German ocean carrier Hapag-Lloyd’s first quarter net loss widened to 132.4 million euros ($172 million) from 22.1 million euros ($28.7 million) a year ago as lower freight rates and higher fuel costs outweighed double-digit growth in container traffic.
Revenue grew 8 percent in the seasonally weak quarter to $2.08 billion on a 10.5 percent increase in traffic to 1.323 million 20-foot equivalent units, driven by above-average growth in the trans-Pacific and Australasian trades.
The world’s fourth-largest carrier lost $27.4 million before interest, tax, depreciation and amortization, compared with earnings of $110 million in the first three months of 2011. There was a $134 million operating loss, compared with a $16 million profit last year.

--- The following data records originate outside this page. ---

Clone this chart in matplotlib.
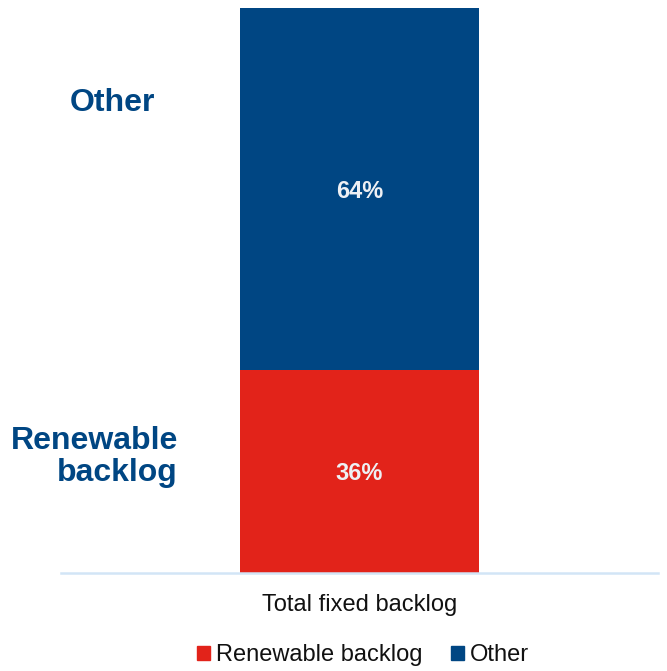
import matplotlib.pyplot as plt
from matplotlib.patches import Patch

plt.rcParams['font.family'] = ['Liberation Sans', 'DejaVu Sans']

# backlog split, share of total
categories = ["Total fixed backlog"]
segments = ["Renewable backlog", "Other"]
shares = [36, 64]
colors = ["#E2231A", "#004683"]
label_blue = "#004683"

fig = plt.figure(figsize=(6.67, 6.71), dpi=100)
ax = fig.add_axes([61 / 667, 1 - 573 / 671, 597 / 667, 565 / 671])

bottom = 0
for name, val, col in zip(segments, shares, colors):
    ax.bar(categories, val, width=0.4, bottom=bottom, color=col, label=name)
    ax.text(0, bottom + val / 2, str(val) + "%", ha="center", va="center_baseline",
            color="#EEF0F4", fontsize=17, fontweight="bold")
    bottom += val

ax.set_xlim(-0.5, 0.5)
ax.set_ylim(0, sum(shares))
ax.set_yticks([])
ax.tick_params(axis="x", length=0, pad=15, labelsize=17, labelcolor="#111111")

for s in ["top", "right", "left"]:
    ax.spines[s].set_visible(False)
ax.spines["bottom"].set_color("#D2E5F6")
ax.spines["bottom"].set_linewidth(1.8)

# side labels for each segment
fig.text(112 / 667, 1 - 103 / 671, "Other", ha="center", va="center",
         color=label_blue, fontsize=23, fontweight="bold")
fig.text(178 / 667, 1 - 457 / 671, "Renewable\nbacklog", ha="right", va="center",
         multialignment="right", color=label_blue, fontsize=23,
         fontweight="bold", linespacing=1.1)

handles = [Patch(color=c, label=n) for n, c in zip(segments, colors)]
fig.legend(handles=handles, loc="center", bbox_to_anchor=(363 / 667, 1 - 655 / 671),
           ncol=2, frameon=False, fontsize=17, handlelength=0.55, handleheight=0.55,
           handletextpad=0.25, columnspacing=1.2, labelcolor="#111111")

fig.savefig("out.png", dpi=100)
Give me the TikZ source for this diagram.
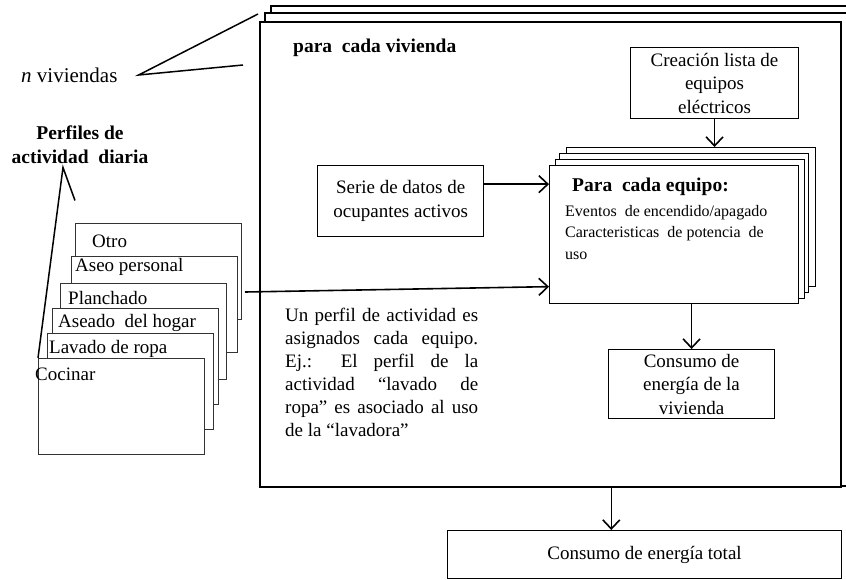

The average freight rate declined 5.1 percent to $1,484 per TEU from $1.563 per TEU a year ago because of a “persistent level of competition.” Rates in the Europe-Far East trade slumped 21.5 percent to $1,186 per TEU from $1,511, but trans-Pacific rates rose to $1,753 per TEU from $1,707 per TEU, and Atlantic rates were just $5 lower at $1,751 per TEU.
The impact of recent significant freight rate increases inn all major trades will start to impact on the bottom line in the second quarter.
The short-term prospects “remain shrouded in uncertainty” because of the recession in the eurozone, slowing economic growth in China and a high budget deficit in the U.S., the Hamburg-based carrier said. Soaring bunker prices also burden the industry.
But the company expects to book a full-year profit, provided there is no escalation of risks and assuming it can implement further rate hikes this year.
The carrier said its performance in the upcoming peak shipping season will largely determine whether it can achieve its earnings forecast.